What I really loved: The elegant casual dress code: I looooved getting dressed up and wafting around om tropical breezes among beautiful surroundings. Who wouldn't? I would even have loved a few formal evenings, but the lack of a mandate didn't mean I couldn't wear a strapless dress, so I did for our night at the captain's table.
The all-inclusive price tag: We really loved not being charged drink by drink, and not feeling the pressure to tip. Being able to have whatever you want, whenever you want it is very lovely, liberating and indulgent. Champagne cocktails after dinner, while sitting on the couches at the stern of the ship in the warm night air... the boys smoking cigars... why not?
The other people on the boat: There were some really interesting, really nice people on the cruise. Despite a profusion of massive diamonds, we didn't encounter any snootiness, just friendly, interesting people on holiday. We kept running into the same group of 6 or 7 couples, and I'll say we've made some new friends for life.

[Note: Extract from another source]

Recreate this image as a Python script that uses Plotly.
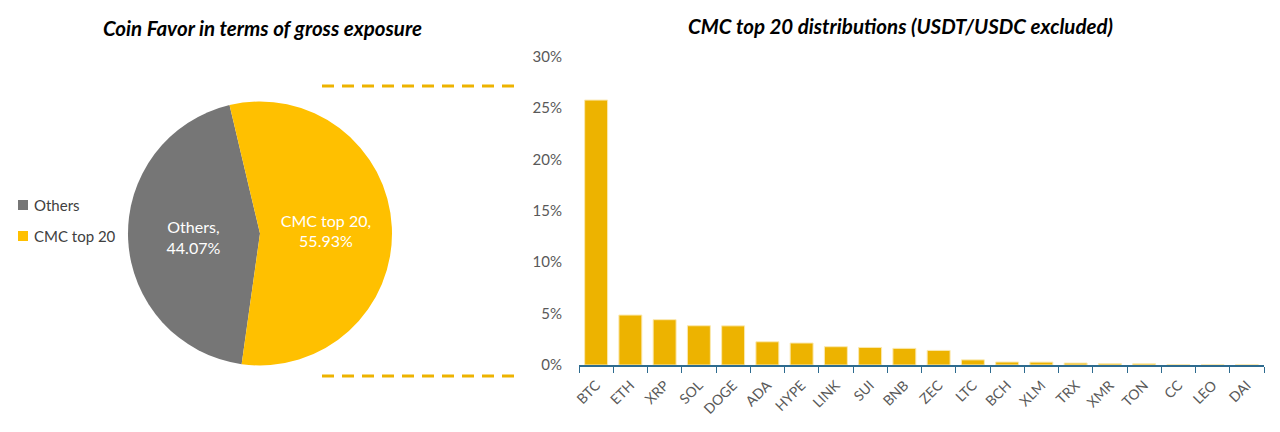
import plotly.graph_objects as go

# pie data
pie_labels = ["Others", "CMC top 20"]
pie_values = [44.07, 55.93]
pie_colors = ["#767676", "#FFC000"]

# bar data (share of gross exposure)
coins = ["BTC", "ETH", "XRP", "SOL", "DOGE", "ADA", "HYPE", "LINK", "SUI", "BNB",
         "ZEC", "LTC", "BCH", "XLM", "TRX", "XMR", "TON", "CC", "LEO", "DAI"]
shares = [0.2578, 0.0486, 0.0441, 0.0382, 0.0381, 0.0226, 0.0214, 0.0178, 0.0171, 0.0162,
          0.0142, 0.0050, 0.0029, 0.0028, 0.0019, 0.0013, 0.0012, 0.0003, 0.0002, 0.0002]

y_ticks = [0, 0.05, 0.10, 0.15, 0.20, 0.25, 0.30]

font_family = "Lato, Open Sans, sans-serif"
W, H = 1280, 432

fig = go.Figure()

fig.add_trace(go.Pie(
    labels=pie_labels,
    values=pie_values,
    marker=dict(colors=pie_colors),
    sort=False,
    direction="clockwise",
    rotation=-172,
    texttemplate="%{label},<br>%{value:.2f}%",
    textposition="inside",
    insidetextorientation="horizontal",
    textfont=dict(color="white", size=16, family=font_family),
    domain=dict(x=[128 / W, 392 / W], y=[1 - 366 / H, 1 - 101 / H]),
    hoverinfo="label+value",
    showlegend=False,
))

fig.add_trace(go.Bar(
    x=coins,
    y=shares,
    marker=dict(color="#EDB300", line=dict(color="#FBE9B0", width=1)),
    width=0.67,
    showlegend=False,
))

# hand-made legend for the pie (wider spacing than plotly's own)
legend_y = [205, 236]
shapes = []
annotations = []
for lab, col, yy in zip(pie_labels, pie_colors, legend_y):
    shapes.append(dict(type="rect", xref="paper", yref="paper",
                       x0=18 / W, x1=28 / W, y0=1 - (yy + 5) / H, y1=1 - (yy - 5) / H,
                       fillcolor=col, line=dict(width=0)))
    annotations.append(dict(text=lab, x=32 / W, y=1 - yy / H, xref="paper", yref="paper",
                            xanchor="left", yanchor="middle", showarrow=False,
                            font=dict(size=15, color="#404040")))

for yy in [86, 376]:
    shapes.append(dict(type="line", xref="paper", yref="paper",
                       x0=322 / W, x1=522 / W, y0=1 - yy / H, y1=1 - yy / H,
                       line=dict(color="#EDB300", width=3, dash="12px,8px")))

annotations += [
    dict(text="<b><i>Coin Favor in terms of gross exposure</i></b>",
         x=262 / W, y=1 - 28 / H, xref="paper", yref="paper",
         xanchor="center", yanchor="middle",
         showarrow=False, font=dict(size=20.5, color="black")),
    dict(text="<b><i>CMC top 20 distributions (USDT/USDC excluded)</i></b>",
         x=900 / W, y=1 - 26 / H, xref="paper", yref="paper",
         xanchor="center", yanchor="middle",
         showarrow=False, font=dict(size=20.5, color="black")),
]

fig.update_layout(
    width=W,
    height=H,
    margin=dict(l=0, r=0, t=0, b=0, pad=0, autoexpand=False),
    paper_bgcolor="white",
    plot_bgcolor="white",
    font=dict(family=font_family, color="#595959"),
    showlegend=False,
    xaxis=dict(
        domain=[579 / W, 1264 / W],
        type="category",
        automargin=False,
        showline=True, linecolor="#2E6B8F", linewidth=1.5,
        ticks="outside", tickson="boundaries", ticklen=6, tickcolor="#2E6B8F",
        tickangle=-45,
        ticklabelstandoff=5,
        tickfont=dict(size=14, color="#595959"),
        showgrid=False,
    ),
    yaxis=dict(
        domain=[1 - 365 / H, 1 - 56.7 / H],
        range=[0, 0.30],
        automargin=False,
        tickvals=y_ticks,
        tickformat=".0%",
        ticklabelstandoff=16,
        tickfont=dict(size=15, color="#595959"),
        showgrid=False,
        zeroline=False,
        showline=False,
        ticks="",
    ),
    bargap=0.33,
    annotations=annotations,
    shapes=shapes,
)

fig.write_html("out.html", config={"displayModeBar": False},
               post_script="document.body.style.margin='0px';")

We just loooove our little stateroom. It's in the centre of the ship, and has a balcony but is one of the smallest on the ship. It's perfectly formed without feeling cramped, and is much nicer than most hotel rooms. There are beautiful wood fittings everywhere, the walk-in closet is gorgeous, so is the desk and shelves. The curtains are sumptuous. The bathroom is marble, with a shower AND bath. I expected to have to make some sacrifices for space, but it's beautiful, just beautiful. And I love the balcony, and sat out there to meditate or just watch the waves go by.